START Data block

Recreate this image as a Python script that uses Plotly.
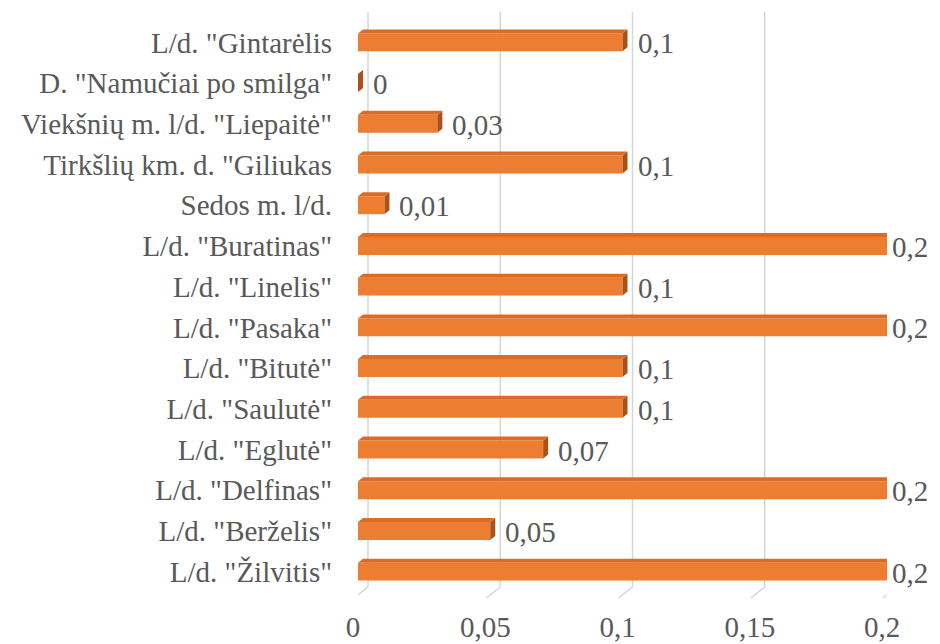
import plotly.graph_objects as go

categories = [
    'L/d. "Gintarėlis',
    'D. "Namučiai po smilga"',
    'Viekšnių m. l/d. "Liepaitė"',
    'Tirkšlių km. d. "Giliukas',
    'Sedos m. l/d.',
    'L/d. "Buratinas"',
    'L/d. "Linelis"',
    'L/d. "Pasaka"',
    'L/d. "Bitutė"',
    'L/d. "Saulutė"',
    'L/d. "Eglutė"',
    'L/d. "Delfinas"',
    'L/d. "Berželis"',
    'L/d. "Žilvitis"',
]
values = [0.1, 0, 0.03, 0.1, 0.01, 0.2, 0.1, 0.2, 0.1, 0.1, 0.07, 0.2, 0.05, 0.2]
tick_vals = [0, 0.05, 0.1, 0.15, 0.2]
tick_text = ["0", "0,05", "0,1", "0,15", "0,2"]

OFF = 8  # page body margin
W, H = 940 - OFF, 644 - OFF
ML, MT = 358 - OFF, 22 - OFF
MR = 940 - 887
MB = 644 - 592
plot_w = W - ML - MR
plot_h = H - MT - MB
xmax = 0.2
n = len(categories)
slot = plot_h / n
bar_w = 0.44
half = bar_w * slot / 2
dx, dy = 5, 4  # bar depth in px
d_data = dx / plot_w * xmax

ORANGE = "#ED7D31"
TOP = "#D96C26"
SIDE = "#A9521C"
GRID = "#D6D6D6"
TXT = "#595959"
FONT = "'Times New Roman', 'Liberation Serif', serif"
FS = 29


def py(pix):
    return (H - MB - (pix - OFF)) / plot_h


fig = go.Figure()
fig.add_trace(go.Bar(
    x=values, y=categories, orientation="h", width=bar_w,
    marker=dict(color=ORANGE, line=dict(width=0)),
    hoverinfo="x+y",
))

shapes = []
for t in tick_vals:
    shapes.append(dict(type="line", xref="x", xsizemode="pixel", xanchor=t,
                       x0=10, x1=10, yref="paper", y0=py(587), y1=py(12),
                       line=dict(color=GRID, width=1.5), layer="below"))
    shapes.append(dict(type="line", xref="x", xsizemode="pixel", xanchor=t,
                       x0=10, x1=-4, yref="paper", y0=py(587), y1=py(598),
                       line=dict(color=GRID, width=1.5), layer="below"))

for c, v in zip(categories, values):
    shapes.append(dict(type="path", xref="x", yref="y",
                       xsizemode="pixel", xanchor=v,
                       ysizemode="pixel", yanchor=c,
                       path=f"M 0,{-half} L 0,{half} L {dx},{half + dy} L {dx},{-half + dy} Z",
                       fillcolor=SIDE, line=dict(width=0)))
    if v > 0:
        shapes.append(dict(type="path", xref="x", yref="y",
                           ysizemode="pixel", yanchor=c,
                           path=f"M 0,{half} L {v},{half} L {v + d_data},{half + dy} L {d_data},{half + dy} Z",
                           fillcolor=TOP, line=dict(width=0)))

annotations = []
for c, v in zip(categories, values):
    label = str(v).replace(".", ",")
    annotations.append(dict(x=v, y=c, xref="x", yref="y", text=label,
                            showarrow=False, xanchor="left",
                            xshift=(3 if v >= xmax else 13), yshift=-1,
                            font=dict(family=FONT, size=FS, color=TXT)))

fig.update_layout(
    width=W, height=H,
    margin=dict(l=ML, r=MR, t=MT, b=MB, pad=0, autoexpand=False),
    paper_bgcolor="white", plot_bgcolor="white",
    showlegend=False,
    shapes=shapes, annotations=annotations,
    font=dict(family=FONT, size=FS, color=TXT),
    xaxis=dict(range=[0, xmax], tickvals=tick_vals, ticktext=tick_text,
               showgrid=False, zeroline=False, showline=False, automargin=False,
               ticks="", ticklabelstandoff=15, ticklabelshift=-5,
               tickfont=dict(family=FONT, size=FS, color=TXT)),
    yaxis=dict(categoryorder="array", categoryarray=categories,
               range=[n - 0.5, -0.5], showgrid=False, zeroline=False, automargin=False,
               showline=False, ticks="", ticklabelstandoff=25,
               tickfont=dict(family=FONT, size=FS, color=TXT)),
)

fig.write_html("out.html")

END Data block

Print the data above verbatim from the first line through the line holding "import plotly.graph_objects as go", leaving every picture out.

Recreate this image as a Python script that uses Plotly.
import plotly.graph_objects as go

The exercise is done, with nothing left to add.